Bryan Jackson, corporate recovery partner with accountants and business advisers PKF, said that 20,000 Scots had been sequestrated the Scottish term for bankruptcy or took out a Protected Trust Deed in 2012 and a similar number of people are expected to go bust this year.
Public sector job losses, rising utility bills and food costs coupled with frozen wage rises has left many people borrowing money just to survive, often from high-interest payday lenders.
Mr Jackson said this means it is unlikely there will be any fall in the number of people being declared bankrupt over the next 12 months.
“There was a widespread assumption that the economy would start to show signs of recovery in 2012,” he said. “However, it is clear from the Chancellor’s Autumn Statement, as well as other statistical and anecdotal evidence, that sustained economic growth remains elusive.
“The result is that personal insolvencies, whilst stabilising, remain at a very high rate in historic terms.
“Personal insolvencies appear to be steady at around 20,000 per year. While this number is lower than the peak achieved in 2009, when 23,541 Scots were made bankrupt, it is, by any standards, a very high figure indeed.

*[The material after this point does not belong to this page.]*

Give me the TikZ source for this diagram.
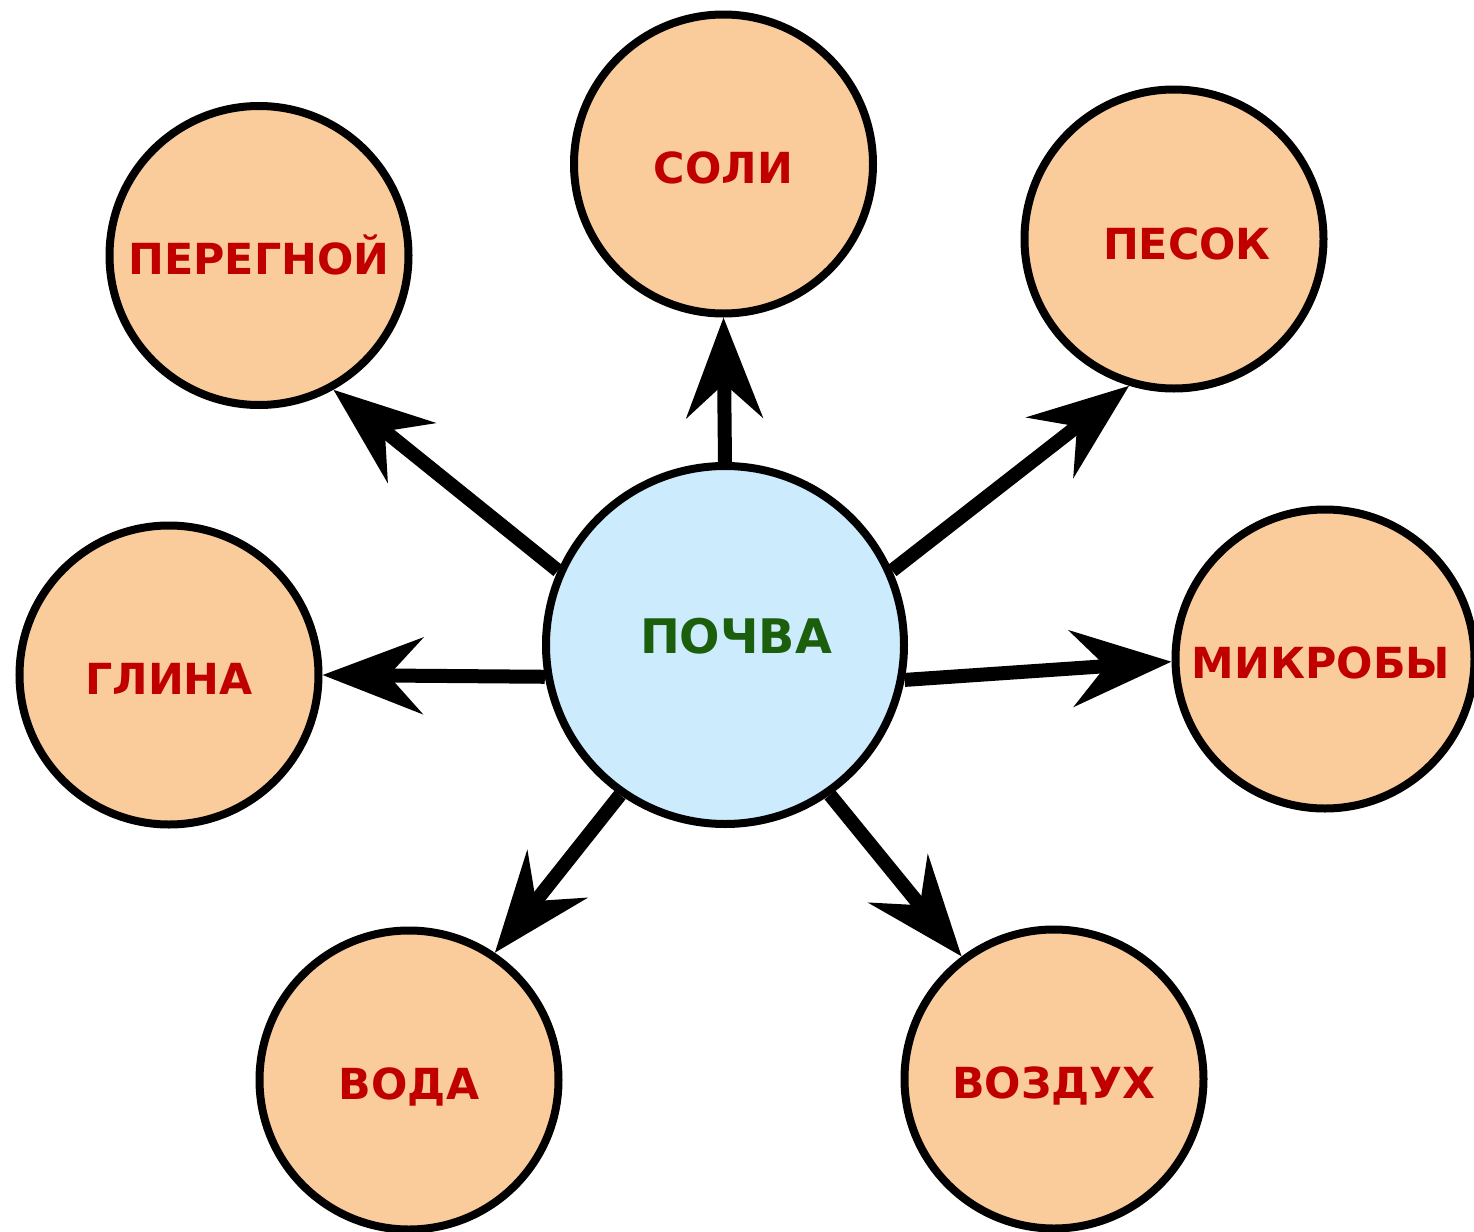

“In 2004 there were 9,321 Scottish personal bankruptcies and in 1998 there were just 4,465. The reality is that 400 Scots face financial Armageddon each week.”
He added: “With no improvement in the economy, employment insecurity rife, and rising living costs, there is little sign of this level of personal insolvency reducing over the next three to four years.”
Mr Jackson was appointed administrator of Dundee FC when the club when into administration for the second time in 2010.